We have had some good catches as we enter the weekend but our Ft. Lauderdale fishing charters have come to a screeching halt with Hurricane Irma filling the radar. We have been very fortunate here in South Florida in recent years regarding these systems passing us by. We are going to get it this time and hopefully be spared of her full and considerable fury. I’m sure you have seen updates wherever you are. It’s the news here 24/7, and here we go. Thank you for the calls and texts and be assured we are battened down to the max. Thanks as well to our landlord Bahia Mar Marina, Head Dockmaster Charles, and his staff for allowing us to move our dockage during the storm to the highly rated safer floating docks in the interior of the complex, and away from our regular fixed docks out on the perimeter (great exposure to traffic and customers out there, but big exposure to Irma).

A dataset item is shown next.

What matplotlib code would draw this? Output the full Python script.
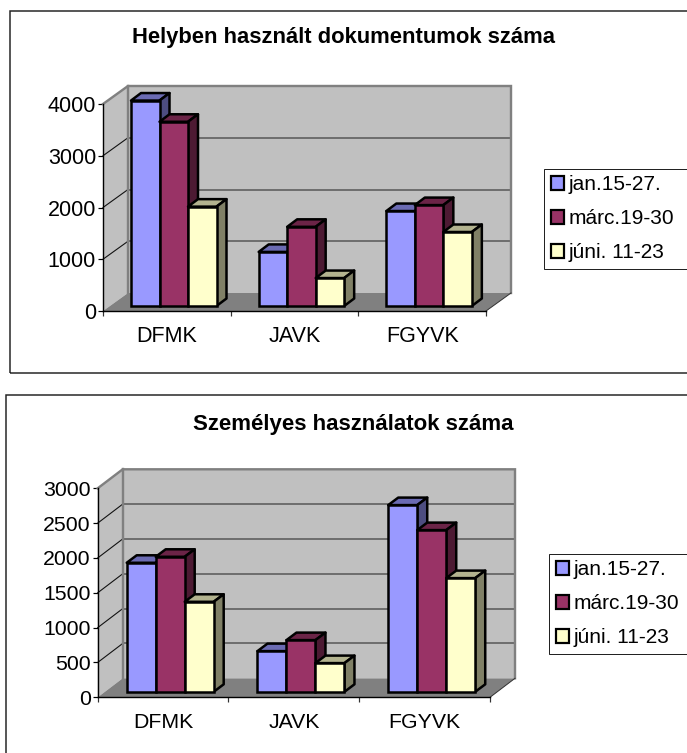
import matplotlib
matplotlib.use("Agg")
import matplotlib.pyplot as plt
from matplotlib.patches import Rectangle, Patch

plt.rcParams['font.family'] = ['Liberation Sans', 'DejaVu Sans']

W, H = 687, 753
DPI = 100

categories = ['DFMK', 'JAVK', 'FGYVK']
series_names = ['jan.15-27.', 'márc.19-30', 'júni. 11-23']

title_top = 'Helyben használt dokumentumok száma'
top_jan = [3970, 1045, 1835]
top_marc = [3560, 1530, 1950]
top_juni = [1920, 540, 1430]
top_ticks = [0, 1000, 2000, 3000, 4000]

title_bottom = 'Személyes használatok száma'
bottom_jan = [1852, 584, 2680]
bottom_marc = [1938, 742, 2321]
bottom_juni = [1292, 412, 1632]
bottom_ticks = [0, 500, 1000, 1500, 2000, 2500, 3000]

front_colors = ['#9999FF', '#993366', '#FFFFCC']
top_colors = ['#6B6BB3', '#6B2447', '#B3B38F']
side_colors = ['#4D4D80', '#4D1A33', '#808066']

fig = plt.figure(figsize=(W / DPI, H / DPI), dpi=DPI, facecolor='white')


def px(v):
    return v * 72 / DPI


def frame(x0, y0, x1, y1):
    fig.add_artist(Rectangle((x0 / W, 1 - y1 / H), (x1 - x0) / W, (y1 - y0) / H,
                             transform=fig.transFigure, fill=False,
                             ec='#222222', lw=px(1.5)))


def chart(series, ticks, title, left, right, y_zero, y_max, wall_dx, wall_dy,
          bar_start, bar_w, bar_base, title_xy, legend_box, font, title_font):
    ax = fig.add_axes([left / W, 1 - y_zero / H, (right - left) / W, (y_zero - y_max) / H])
    vmax = ticks[-1]
    ncat = len(categories)
    ax.set_xlim(0, ncat)
    ax.set_ylim(0, vmax)
    xs = (right - left) / ncat       # pixels per category
    ys = (y_zero - y_max) / vmax     # pixels per value unit
    dx, dy = wall_dx / xs, wall_dy / ys
    ax.patch.set_visible(False)
    for name, s in ax.spines.items():
        s.set_visible(name in ('left', 'bottom'))
        s.set_linewidth(px(1.4))
        s.set_zorder(4)

    wall = '#C0C0C0'
    edge = '#808080'
    # side wall, back wall, floor
    ax.fill([0, dx, dx, 0], [0, dy, vmax + dy, vmax], fc=wall, ec='none', zorder=1, clip_on=False)
    ax.fill([dx, ncat + dx, ncat + dx, dx], [dy, dy, vmax + dy, vmax + dy], fc=wall, ec='none',
            zorder=1, clip_on=False)
    ax.fill([0, ncat, ncat + dx, dx], [0, 0, dy, dy], fc=edge, ec='none', zorder=1.5, clip_on=False)
    # gridlines
    for t in ticks[1:-1]:
        ax.plot([dx, ncat + dx], [t + dy, t + dy], color='#555555', lw=px(1.5), zorder=2, clip_on=False)
        ax.plot([0, dx], [t, t + dy], color='#111111', lw=px(1.1), zorder=2, clip_on=False)
    # wall outlines
    ax.plot([0, dx, ncat + dx, ncat + dx], [vmax, vmax + dy, vmax + dy, dy], color=edge,
            lw=px(2.4), zorder=2.2, clip_on=False, solid_joinstyle='miter')
    ax.plot([dx, dx], [dy, vmax + dy], color=edge, lw=px(2.4), zorder=2.2, clip_on=False)
    ax.plot([ncat, ncat + dx], [0, dy], color='#333333', lw=px(1), zorder=2.2, clip_on=False)

    # bars: each bar stands on the floor, set back from the front edge
    b_dx, b_dy = 10 / xs, 7.5 / ys
    base = bar_base / ys
    z = 3.0
    lw = px(2.5)
    for c in range(ncat):
        group_x = c + bar_start / xs
        for k, vals in enumerate(series):
            x = group_x + k * bar_w / xs
            w = bar_w / xs
            top = vals[c] + base
            ax.bar(x, vals[c], width=w, bottom=base, align='edge', color=front_colors[k],
                   edgecolor='black', linewidth=lw, zorder=z + 0.02, clip_on=False)
            ax.fill([x, x + b_dx, x + w + b_dx, x + w],
                    [top, top + b_dy, top + b_dy, top], fc=top_colors[k], ec='black', lw=lw,
                    zorder=z, clip_on=False, joinstyle='round')
            ax.fill([x + w, x + w + b_dx, x + w + b_dx, x + w],
                    [base, base + b_dy, top + b_dy, top], fc=side_colors[k], ec='black', lw=lw,
                    zorder=z, clip_on=False, joinstyle='round')
            z += 0.1

    ax.set_yticks(ticks)
    ax.set_xticks(range(ncat + 1))
    ax.set_xticklabels([])
    ax.tick_params(axis='y', length=px(5), width=px(1.2), labelsize=font, pad=px(2), color='black')
    ax.tick_params(axis='x', length=px(5), width=px(1.2), color='#333333')
    for i, cat in enumerate(categories):
        ax.text(i + 0.5, -25 / ys, cat, ha='center', va='center',
                fontsize=font, color='black', clip_on=False)

    fig.text(title_xy[0] / W, 1 - title_xy[1] / H, title, ha='center', va='center',
             fontsize=title_font, fontweight='bold', color='black')

    # legend (frame runs past the right edge of the picture)
    lx0, ly0, lx1, ly1 = legend_box
    handles = [Patch(facecolor=front_colors[k], edgecolor='black', linewidth=px(2.2))
               for k in range(len(series))]
    leg = fig.legend(handles, series_names, loc='lower left', mode='expand', ncol=1,
                     bbox_to_anchor=(lx0 / W, 1 - ly1 / H, (lx1 - lx0) / W, (ly1 - ly0) / H),
                     bbox_transform=fig.transFigure, borderaxespad=0, fancybox=False,
                     frameon=True, edgecolor='#222222', framealpha=1, fontsize=15,
                     handlelength=0.62, handleheight=0.62, handletextpad=0.25, labelspacing=0.72,
                     borderpad=0.32, alignment='left')
    leg.get_frame().set_linewidth(px(1))
    return ax


frame(10, 11, W + 20, 373)
chart([top_jan, top_marc, top_juni], top_ticks, title_top,
      103, 486, 311, 104, 25, 18, 28, 28.5, 5, (344, 38), (544, 168, W + 30, 269), 15.5, 15.8)

frame(6, 395, W + 20, H + 20)
chart([bottom_jan, bottom_marc, bottom_juni], bottom_ticks, title_bottom,
      97.7, 490, 697.3, 488.3, 25, 19, 29, 29, 5.5, (353, 424), (549, 553, W + 30, 654), 15.3, 16)

fig.savefig('out.png', dpi=DPI, facecolor='white')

She is interrupting some good fishing as we said. A couple of slow days early on since our last report but that changed, but everything is on hold now. Please enjoy the included photos of anglers who have recently joined us here aboard the Marlin My Darlin. Kingfish, Blackfin Tunas and Bonito on the reefs. Mahi continue to be available offshore but the overall size and numbers are down as we say good-bye to summer. A nice Sailfish on an afternoon trip yesterday. Swordfish have certainly been a viable option.
These storms usually bring a good spike in the catch rate for bottom fish. Mutton Snappers for one have often gotten aggressive. Irma will also bring a very large amount of floatsam our way via the northern current flow and we will be looking offshore too for whatever she sends our way whether it be a tree, tree limb, or even a boat or part of a structure. This debris will begin showing up offshore fairly soon and will continue for some time. The debris can be a virtual hotel for bait and predators alike with Mahi-Mahi, Wahoo and Trippletails most common. But Billfish like the show too. To be honest I don’t know how the Swordfish will react as they don’t seem to often regard floatsam (at least in daytime hours) as a draw compared to other species of Billfish. Find the floatsam holding bait and things can happen quickly. This storm packs a huge punch and she has left a wide swath of destruction despite thankfully only brushing many islands on her way here, and as we all too fully aware it’s not over yet. As dearly missed and far too soon departed Captain Lindsley Ford liked to seriously say “ Don’t ever, ever trust Mother Nature, she’s a bitch”. Ringing so true right now, and here she comes. We’re looking forward to the return of those blue Florida skies and wetting the lines. Be safe.